--- start ---
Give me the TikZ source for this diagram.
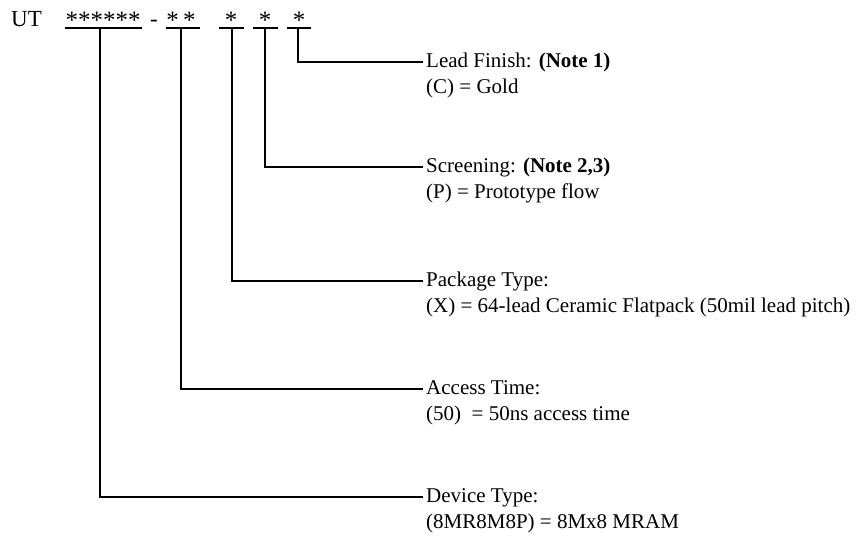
\documentclass[tikz,border=0pt]{standalone}
\usepackage{fontspec}
\setmainfont{Liberation Serif}
\begin{document}
\begin{tikzpicture}[x=1pt,y=-1pt,
  lbl/.style={anchor=base west,inner sep=0pt,font=\fontsize{21}{26}\selectfont},
  top/.style={anchor=base,inner sep=0pt,font=\fontsize{23}{26}\selectfont},
  star/.style={anchor=base,inner sep=0pt,font=\fontsize{25}{26}\selectfont},
  ln/.style={line width=1.7pt}]
\useasboundingbox (0,0) rectangle (859,541);
\node[top,anchor=base west] (ut) at (11,26) {UT};
\node[star] (s1) at (103,28) {******};
\node[top] (dash) at (154,26) {-};
\node[star] (s2) at (181,28) {*\,*};
\node[star] (s3) at (231,28) {*};
\node[star] (s4) at (265,28) {*};
\node[star] (s5) at (299,28) {*};
% underlines
\coordinate (u1a) at (65,28); \coordinate (u1b) at (142,28);
\coordinate (u2a) at (166,28); \coordinate (u2b) at (200,28);
\coordinate (u3a) at (219,28); \coordinate (u3b) at (244,28);
\coordinate (u4a) at (253,28); \coordinate (u4b) at (278,28);
\coordinate (u5a) at (287,28); \coordinate (u5b) at (311,28);
\draw[ln] (u1a) -- (u1b); \draw[ln] (u2a) -- (u2b); \draw[ln] (u3a) -- (u3b);
\draw[ln] (u4a) -- (u4b); \draw[ln] (u5a) -- (u5b);
% labels
\node[lbl] (lead) at (426,67) {Lead Finish: \textbf{(Note 1)}};
\node[lbl] (lead2) at (426,93) {(C) = Gold};
\node[lbl] (scr) at (426,172) {Screening: \textbf{(Note 2,3)}};
\node[lbl] (scr2) at (426,198) {(P) = Prototype flow};
\node[lbl] (pkg) at (426,286) {Package Type:};
\node[lbl] (pkg2) at (426,312) {(X) = 64-lead Ceramic Flatpack (50mil lead pitch)};
\node[lbl] (acc) at (426,394) {Access Time:};
\node[lbl] (acc2) at (426,420) {(50)\ \ = 50ns access time};
\node[lbl] (dev) at (426,502) {Device Type:};
\node[lbl] (dev2) at (426,528) {(8MR8M8P) = 8Mx8 MRAM};
% connectors
\coordinate (e1) at (423,62); \coordinate (e2) at (423,167); \coordinate (e3) at (423,281);
\coordinate (e4) at (423,389); \coordinate (e5) at (423,497);
\draw[ln] (298,28) |- (e1);
\draw[ln] (265,28) |- (e2);
\draw[ln] (232,28) |- (e3);
\draw[ln] (181,28) |- (e4);
\draw[ln] (100,28) |- (e5);
\end{tikzpicture}
\end{document}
--- end ---
▸ Your objective: Write the full listing out again with every line unchanged, but include no pictures.

▸ Solution to the exercise:
Give me the TikZ source for this diagram.
\documentclass[tikz,border=0pt]{standalone}
\usepackage{fontspec}
\setmainfont{Liberation Serif}
\begin{document}
\begin{tikzpicture}[x=1pt,y=-1pt,
  lbl/.style={anchor=base west,inner sep=0pt,font=\fontsize{21}{26}\selectfont},
  top/.style={anchor=base,inner sep=0pt,font=\fontsize{23}{26}\selectfont},
  star/.style={anchor=base,inner sep=0pt,font=\fontsize{25}{26}\selectfont},
  ln/.style={line width=1.7pt}]
\useasboundingbox (0,0) rectangle (859,541);
\node[top,anchor=base west] (ut) at (11,26) {UT};
\node[star] (s1) at (103,28) {******};
\node[top] (dash) at (154,26) {-};
\node[star] (s2) at (181,28) {*\,*};
\node[star] (s3) at (231,28) {*};
\node[star] (s4) at (265,28) {*};
\node[star] (s5) at (299,28) {*};
% underlines
\coordinate (u1a) at (65,28); \coordinate (u1b) at (142,28);
\coordinate (u2a) at (166,28); \coordinate (u2b) at (200,28);
\coordinate (u3a) at (219,28); \coordinate (u3b) at (244,28);
\coordinate (u4a) at (253,28); \coordinate (u4b) at (278,28);
\coordinate (u5a) at (287,28); \coordinate (u5b) at (311,28);
\draw[ln] (u1a) -- (u1b); \draw[ln] (u2a) -- (u2b); \draw[ln] (u3a) -- (u3b);
\draw[ln] (u4a) -- (u4b); \draw[ln] (u5a) -- (u5b);
% labels
\node[lbl] (lead) at (426,67) {Lead Finish: \textbf{(Note 1)}};
\node[lbl] (lead2) at (426,93) {(C) = Gold};
\node[lbl] (scr) at (426,172) {Screening: \textbf{(Note 2,3)}};
\node[lbl] (scr2) at (426,198) {(P) = Prototype flow};
\node[lbl] (pkg) at (426,286) {Package Type:};
\node[lbl] (pkg2) at (426,312) {(X) = 64-lead Ceramic Flatpack (50mil lead pitch)};
\node[lbl] (acc) at (426,394) {Access Time:};
\node[lbl] (acc2) at (426,420) {(50)\ \ = 50ns access time};
\node[lbl] (dev) at (426,502) {Device Type:};
\node[lbl] (dev2) at (426,528) {(8MR8M8P) = 8Mx8 MRAM};
% connectors
\coordinate (e1) at (423,62); \coordinate (e2) at (423,167); \coordinate (e3) at (423,281);
\coordinate (e4) at (423,389); \coordinate (e5) at (423,497);
\draw[ln] (298,28) |- (e1);
\draw[ln] (265,28) |- (e2);
\draw[ln] (232,28) |- (e3);
\draw[ln] (181,28) |- (e4);
\draw[ln] (100,28) |- (e5);
\end{tikzpicture}
\end{document}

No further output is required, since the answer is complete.